# Need Advice Refinishing Oak Cabinets



## welovepainting (May 24, 2007)

I would like to figure out a way to refinish my kitchen cabinets. Thay are oak with light brown finish. I would like to know how I can get them to look cherry or maple. I have consider wood grainning but not sure if it hold up well. Is there a way to strip them and get them to look like maple or cherry without wood grainning. My concern is I would like hide the heavy oak grain.


----------



## Runamuk (Aug 23, 2007)

welovepainting said:


> I would like to figure out a way to refinish my kitchen cabinets. Thay are oak with light brown finish. I would like to know how I can get them to look cherry or maple. I have consider wood grainning but not sure if it hold up well. Is there a way to strip them and get them to look like maple or cherry without wood grainning. My concern is I would like hide the heavy oak grain.
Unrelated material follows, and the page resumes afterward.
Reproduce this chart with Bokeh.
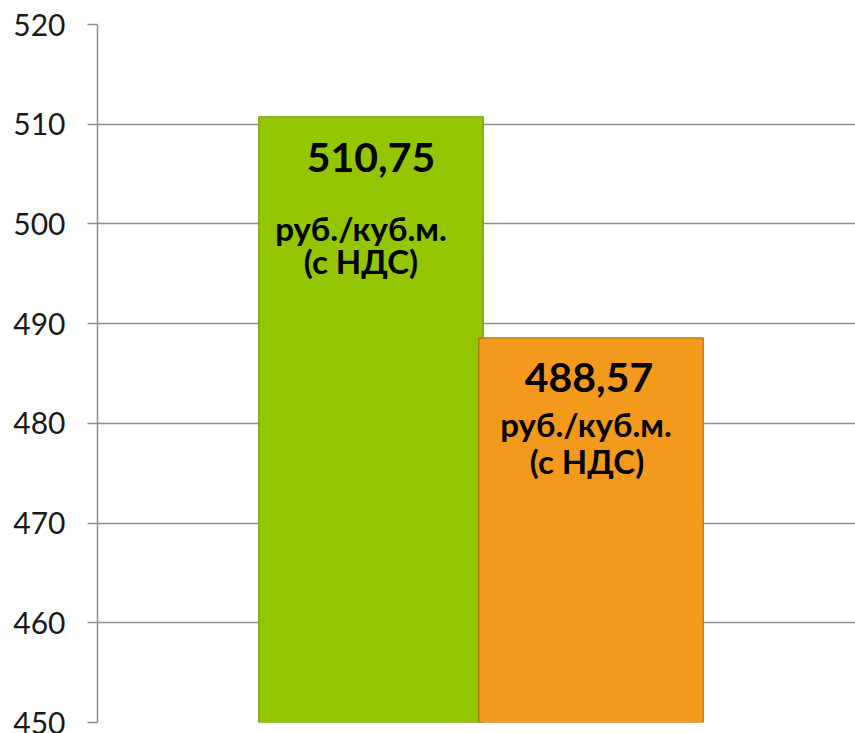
from bokeh.plotting import figure
from bokeh.models import Range1d, ColumnDataSource, FixedTicker
from bokeh.core.properties import value
from bokeh.embed import file_html
from bokeh.resources import INLINE

# ---- data ----
series = ["green", "orange"]
prices = [510.75, 488.57]
price_labels = ["510,75", "488,57"]
unit_line1 = ["руб./куб.м.", "руб./куб.м."]
unit_line2 = ["(с НДС)", "(с НДС)"]
y_ticks = [450, 460, 470, 480, 490, 500, 510, 520]

# ---- styles ----
fills = ["#93c600", "#f39a1d"]
edges = ["#6f9a00", "#b36f12"]
num_dx = [0, -2]
num_dy = [41, 40]
u1_dx = [-10, -5]
u1_dy = [111, 86]
u2_dx = [-10, -4]
u2_dy = [144, 123]

xs = list(range(len(series)))
src = ColumnDataSource(dict(x=xs, top=prices, fill=fills, edge=edges,
                            num=price_labels, u1=unit_line1, u2=unit_line2,
                            num_dx=num_dx, num_dy=num_dy, u1_dx=u1_dx, u1_dy=u1_dy,
                            u2_dx=u2_dx, u2_dy=u2_dy))

p = figure(width=855, height=733, output_backend="svg", toolbar_location=None,
           x_axis_type=None, x_range=Range1d(-1.243, 2.202),
           y_range=Range1d(450, 520),
           min_border_left=97, min_border_right=0, min_border_top=24,
           min_border_bottom=11)
p.outline_line_color = None
p.xgrid.visible = False
p.ygrid.grid_line_color = "#8e8e8e"
p.ygrid.grid_line_width = 1.5

ax = p.yaxis[0]
ax.ticker = FixedTicker(ticks=y_ticks)
ax.axis_line_color = "#8e8e8e"
ax.axis_line_width = 1.5
ax.major_tick_line_color = "#8e8e8e"
ax.major_tick_line_width = 1.5
ax.major_tick_out = 10
ax.major_tick_in = 0
ax.minor_tick_line_color = None
ax.major_label_standoff = 22
ax.major_label_text_font = "Lato"
ax.major_label_text_font_size = "30px"
ax.major_label_text_color = "#1a1a1a"

p.vbar(x="x", top="top", bottom=450, width=1.02, source=src,
       fill_color="fill", line_color="edge", line_width=1.2)

p.text(x="x", y="top", text="num", source=src, x_offset="num_dx", y_offset="num_dy",
       text_font=value("Lato"), text_font_style="bold", text_font_size="41px",
       text_align="center", text_baseline="middle", text_color="#000000")
p.text(x="x", y="top", text="u1", source=src, x_offset="u1_dx", y_offset="u1_dy",
       text_font=value("Lato"), text_font_style="bold", text_font_size="33px",
       text_align="center", text_baseline="middle", text_color="#000000")
p.text(x="x", y="top", text="u2", source=src, x_offset="u2_dx", y_offset="u2_dy",
       text_font=value("Lato"), text_font_style="bold", text_font_size="33px",
       text_align="center", text_baseline="middle", text_color="#000000")

open("out.html", "w").write(file_html(p, INLINE))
Have the cabinets refaced and buy new doors. By the time you strip them all you will have paid for the job in labor. Sorry.

Rick


----------



## DeanV (Feb 20, 2006)

Maple is too blond so a complete strip would be necessary. You can probably do a cherry by having a spray shader made up for it. You will have to find a more specialized wood finishes store in your area. If you have a paint store that makes up spray only dye stains, I guess a shader is basically a spray stain with some binder added. The plus from spraying only and not wiping is the color does not collect in the pores of the oak so it would be more uniform. Using the dyes means that there is still good transparency to the finished product, something that you cannot achieve with a pigment stain.


----------



## welovepainting (May 24, 2007)

Dean that sounds interesting thanks for the advice. I know just the guy that would have something like that. Its a mom and pop paint store he has all the specialty stains, and other items cant find anywhere else. 
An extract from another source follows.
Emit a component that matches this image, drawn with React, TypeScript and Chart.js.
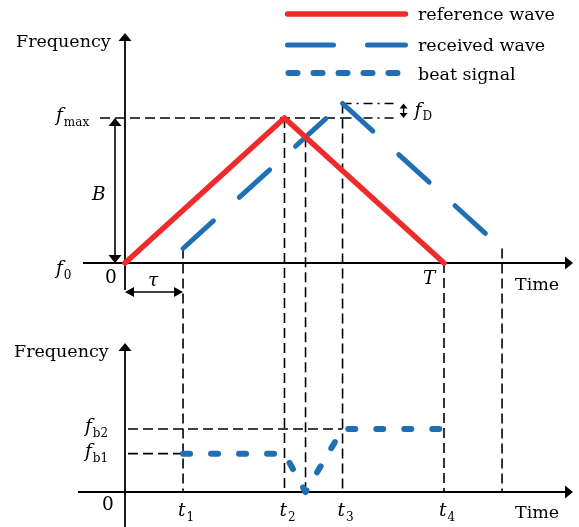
import { useEffect, useRef } from "react";
import { Chart, registerables } from "chart.js";

Chart.register(...registerables);

// Sweep parameters (time in units where T = 10, frequency where B = 10)
const PERIOD = 10;
const BANDWIDTH = 10;
const DELAY = 1.82;

// Transmitted (reference) triangular sweep
const referenceTimes = [0, 5, 10];
const referenceFreqs = [0, 10, 0];

// Echo: delayed by tau and shifted up by fD
const receivedRiseTimes = [1.82, 6.82];
const receivedRiseFreqs = [1, 11];
const receivedFallTimes = [6.82, 11.82];
const receivedFallFreqs = [11, 1];

// Beat frequency |f_ref - f_rx|
const beatTimes = [1.82, 5, 5.66, 6.82, 10];
const beatFreqs = [2.8, 2.8, 0, 4.6, 4.6];
const beatLevelNames = ["b1", "b2"];
const beatLevels = [2.8, 4.6];

// Instants marked on the lower time axis
const markerTimes = [1.82, 5, 6.82, 10];
const markerSubs = ["1", "2", "3", "4"];

const seriesNames = ["reference wave", "received wave", "beat signal"];

const RED = "#ED2B2B";
const BLUE = "#1F6FB5";
const INK = "#000000";
const SERIF = '"DejaVu Serif", serif';
const FONT_SIZE = 17.5;
const MATH_SIZE = 18.5;
const SUB_SIZE = 12;

const pts = (xs: number[], ys: number[]) => xs.map((x, i) => ({ x, y: ys[i] }));

function interp(xs: number[], ys: number[], t: number) {
  for (let i = 0; i < xs.length - 1; i++) {
    if (t >= xs[i] && t <= xs[i + 1]) {
      const k = (t - xs[i]) / (xs[i + 1] - xs[i]);
      return ys[i] + k * (ys[i + 1] - ys[i]);
    }
  }
  return ys[ys.length - 1];
}

function line(ctx: CanvasRenderingContext2D, x1: number, y1: number, x2: number, y2: number, dash: number[] = []) {
  ctx.setLineDash(dash);
  ctx.beginPath();
  ctx.moveTo(x1, y1);
  ctx.lineTo(x2, y2);
  ctx.stroke();
  ctx.setLineDash([]);
}

function head(ctx: CanvasRenderingContext2D, tx: number, ty: number, dx: number, dy: number, len: number, half: number) {
  ctx.beginPath();
  ctx.moveTo(tx, ty);
  ctx.lineTo(tx - dx * len - dy * half, ty - dy * len + dx * half);
  ctx.lineTo(tx - dx * len + dy * half, ty - dy * len - dx * half);
  ctx.closePath();
  ctx.fill();
}

function mathLabel(
  ctx: CanvasRenderingContext2D,
  x: number,
  y: number,
  main: string,
  sub = "",
  subDrop = 5
) {
  ctx.font = `italic ${MATH_SIZE}px ${SERIF}`;
  ctx.fillText(main, x, y);
  if (sub) {
    const w = ctx.measureText(main).width;
    ctx.font = `${SUB_SIZE}px ${SERIF}`;
    ctx.fillText(sub, x + w + 1, y + subDrop);
  }
}

const diagramPlugin = {
  id: "sweepDiagram",
  beforeDatasetsDraw(chart: any) {
    const ctx: CanvasRenderingContext2D = chart.ctx;
    const sx = chart.scales.x;
    const st = chart.scales.yTop;
    const sb = chart.scales.yBot;
    const X = (v: number) => sx.getPixelForValue(v);
    const YT = (v: number) => st.getPixelForValue(v);
    const YB = (v: number) => sb.getPixelForValue(v);

    const x0 = X(0);
    const yT0 = YT(0);
    const yB0 = YB(0);
    const peakT = receivedRiseTimes[1];
    const peakF = receivedRiseFreqs[1];
    const rightEnd = X(peakT) + 55;

    ctx.save();
    ctx.strokeStyle = INK;
    ctx.fillStyle = INK;
    ctx.lineCap = "butt";

    // dashed guides
    ctx.lineWidth = 1.6;
    const dash = [10, 5];
    line(ctx, x0 - 25, YT(BANDWIDTH), X(peakT), YT(BANDWIDTH), dash);
    line(ctx, X(peakT), YT(BANDWIDTH), rightEnd, YT(BANDWIDTH), [9, 5, 2, 5]);
    line(ctx, X(peakT), YT(peakF), rightEnd, YT(peakF), [9, 5, 2, 5]);

    const dipT = beatTimes[2];
    const verticals: [number, number][] = [
      [receivedRiseTimes[0], receivedRiseFreqs[0]],
      [referenceTimes[1], referenceFreqs[1]],
      [dipT, interp(referenceTimes, referenceFreqs, dipT)],
      [peakT, peakF],
      [referenceTimes[2], referenceFreqs[2]],
      [receivedFallTimes[1], receivedFallFreqs[1]],
    ];
    verticals.forEach(([t, f]) => line(ctx, X(t), YT(f), X(t), yB0, dash));

    line(ctx, x0 + 3, YB(beatLevels[1]), X(beatTimes[3]), YB(beatLevels[1]), dash);
    line(ctx, x0 + 3, YB(beatLevels[0]), X(beatTimes[0]), YB(beatLevels[0]), dash);

    // axes
    ctx.lineWidth = 1.8;
    const topTip = 33;
    const botTip = 343;
    const xTip = 573;
    line(ctx, x0, yT0 + 27, x0, topTip + 4);
    head(ctx, x0, topTip, 0, -1, 8, 6.5);
    line(ctx, x0 - 42, yT0, xTip - 4, yT0);
    head(ctx, xTip, yT0, 1, 0, 8, 6.5);

    line(ctx, x0, chart.height, x0, botTip + 4);
    head(ctx, x0, botTip, 0, -1, 8, 6.5);
    line(ctx, x0 - 47, yB0, xTip - 4, yB0);
    head(ctx, xTip, yB0, 1, 0, 8, 6.5);

    // B span
    ctx.lineWidth = 1.6;
    const bx = x0 - 10;
    line(ctx, bx, YT(BANDWIDTH) + 4, bx, yT0 - 4);
    head(ctx, bx, YT(BANDWIDTH), 0, -1, 8, 6.5);
    head(ctx, bx, yT0, 0, 1, 8, 6.5);

    // tau span
    const ty = yT0 + 29;
    line(ctx, x0 + 4, ty, X(DELAY) - 4, ty);
    head(ctx, x0, ty, -1, 0, 9, 5);
    head(ctx, X(DELAY), ty, 1, 0, 9, 5);

    // fD span
    const fx = rightEnd + 6;
    ctx.lineWidth = 1.4;
    line(ctx, fx, YT(peakF) + 3, fx, YT(BANDWIDTH) - 3);
    head(ctx, fx, YT(peakF), 0, -1, 5, 4);
    head(ctx, fx, YT(BANDWIDTH), 0, 1, 5, 4);

    ctx.restore();
  },
  afterDatasetsDraw(chart: any) {
    const ctx: CanvasRenderingContext2D = chart.ctx;
    const sx = chart.scales.x;
    const st = chart.scales.yTop;
    const sb = chart.scales.yBot;
    const X = (v: number) => sx.getPixelForValue(v);
    const YT = (v: number) => st.getPixelForValue(v);
    const YB = (v: number) => sb.getPixelForValue(v);
    const x0 = X(0);
    const yT0 = YT(0);
    const yB0 = YB(0);
    const peakT = receivedRiseTimes[1];
    const peakF = receivedRiseFreqs[1];

    ctx.save();
    ctx.fillStyle = INK;
    ctx.textBaseline = "alphabetic";
    ctx.textAlign = "left";

    // axis titles
    ctx.font = `${FONT_SIZE}px ${SERIF}`;
    ctx.fillText("Frequency", 16, 47);
    ctx.fillText("Frequency", 14, 357);
    ctx.fillText("Time", 515, yT0 + 27);
    ctx.fillText("Time", 515, yB0 + 26);
    ctx.font = `${MATH_SIZE}px ${SERIF}`;
    ctx.fillText("0", x0 - 20, yT0 + 20);
    ctx.fillText("0", x0 - 23, yB0 + 18);

    // top-panel symbols
    mathLabel(ctx, 56, YT(BANDWIDTH) + 3, "f", "max", 5);
    mathLabel(ctx, 92, YT(BANDWIDTH / 2) + 9, "B");
    mathLabel(ctx, 56, yT0 + 11, "f", "0", 5);
    mathLabel(ctx, (x0 + X(DELAY)) / 2 - 6, yT0 + 23, "τ");
    mathLabel(ctx, X(PERIOD) - 21, yT0 + 21, "T");
    mathLabel(ctx, X(peakT) + 72, YT(peakF) + 12, "f", "D", 4);

    // bottom-panel symbols
    beatLevels.forEach((lv, i) => mathLabel(ctx, 85, YB(lv) + 3, "f", beatLevelNames[i], 5));
    markerTimes.forEach((t, i) => mathLabel(ctx, X(t) - 5, yB0 + 24, "t", markerSubs[i], 5));

    // legend
    const lx1 = 287.5;
    const lx2 = 405.5;
    const rows = [20, 51, 80];
    const keyY = [14, 45, 73];
    ctx.lineCap = "round";
    ctx.strokeStyle = RED;
    ctx.lineWidth = 5.5;
    line(ctx, lx1, keyY[0], lx2, keyY[0]);
    ctx.strokeStyle = BLUE;
    ctx.lineWidth = 5;
    line(ctx, lx1, keyY[1], lx2, keyY[1], [46, 34]);
    ctx.lineWidth = 6;
    line(ctx, lx1 + 1, keyY[2], lx2, keyY[2], [9, 16]);
    ctx.font = `${FONT_SIZE}px ${SERIF}`;
    seriesNames.forEach((name, i) => ctx.fillText(name, 418, rows[i]));

    ctx.restore();
  },
};

export default function App() {
  const canvasRef = useRef<HTMLCanvasElement | null>(null);

  useEffect(() => {
    const canvas = canvasRef.current;
    if (!canvas) return;
    const common = {
      showLine: true,
      pointRadius: 0,
      tension: 0,
      fill: false,
      borderCapStyle: "round" as const,
      borderJoinStyle: "round" as const,
    };
    const chart = new Chart(canvas, {
      type: "scatter",
      data: {
        datasets: [
          {
            ...common,
            label: seriesNames[0],
            data: pts(referenceTimes, referenceFreqs),
            borderColor: RED,
            borderWidth: 5.5,
            yAxisID: "yTop",
          },
          {
            ...common,
            label: seriesNames[1],
            data: pts(receivedRiseTimes, receivedRiseFreqs),
            borderColor: BLUE,
            borderWidth: 5,
            borderDash: [41, 35],
            yAxisID: "yTop",
          },
          {
            ...common,
            label: seriesNames[1],
            data: pts(receivedFallTimes, receivedFallFreqs),
            borderColor: BLUE,
            borderWidth: 5,
            borderDash: [41, 35],
            yAxisID: "yTop",
          },
          {
            ...common,
            label: seriesNames[2],
            data: pts(beatTimes, beatFreqs),
            borderColor: BLUE,
            borderWidth: 6,
            borderDash: [7, 21],
            yAxisID: "yBot",
          },
        ],
      },
      options: {
        animation: false,
        responsive: false,
        devicePixelRatio: 1,
        layout: { padding: 0 },
        events: [],
        plugins: { legend: { display: false }, tooltip: { enabled: false } },
        scales: {
          x: { type: "linear", min: -3.918, max: 14.232, display: false },
          yTop: { type: "linear", position: "left", min: -18.207, max: 18.138, display: false },
          yBot: { type: "linear", position: "left", min: -2.555, max: 35.91, display: false },
        },
      },
      plugins: [diagramPlugin],
    });
    return () => chart.destroy();
  }, []);

  return (
    <div style={{ position: "absolute", left: 0, top: 0, width: 579, height: 527, background: "#fff" }}>
      <canvas ref={canvasRef} width={579} height={527} style={{ display: "block" }} />
    </div>
  );
}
I am not worried about stripping the cabinets thats not a problem. What my main concern is I would like to hide the heavy oak grain and have a more solid look like maple or cherry not the color maple or cherry but the look of the wood.


----------



## Da Vinci (Jun 24, 2007)

welovepainting said:


> Dean that sounds interesting thanks for the advice. I know just the guy that would have something like that. Its a mom and pop paint store he has all the specialty stains, and other items cant find anywhere else.
> 
> 
> I am not worried about stripping the cabinets thats not a problem. What my main concern is I would like to hide the heavy oak grain and have a more solid look like maple or cherry not the color maple or cherry but the look of the wood.


We do a lot of custom cabinet work. I have Never been able to completely get rid of Oak grain, it's almost not worth it. Now, we have been able to fill the pores pretty well (using topping mud or crawfords spackle), and once primed/painted looks beautiful EXCEPT, the waviness of the wood. SO, the pores can be filled, but the waviness is still there. It can take 3-4 coats of heavy filler and light sanding to get rid of most of it.

Best case scenario is to take a natural wood filler like SW carpenters putty (which can be sanded/stained easier than DAP), and tone or glaze cabinets with a good Gel stain to get the look you want. We use ZAR.

Hope that helps...

Bay ARea Painting Contractor


----------



## welovepainting (May 24, 2007)

Thank you for the advice really apreciate it. So the best way is to put a graining base on then gel stain then varnish?. Do graining bases hold up on the eges of the doors something tells me that it might chip away over time? 


Thanks again.


----------



## daArch (Jun 8, 2007)

welove,

As Da Vinci states, getting rid of the oak grain is very difficult if not impossible. It's very open, course, wavy, and deep. Whereas maple and cherry are fine, tight, and straighter (depending on the piece). 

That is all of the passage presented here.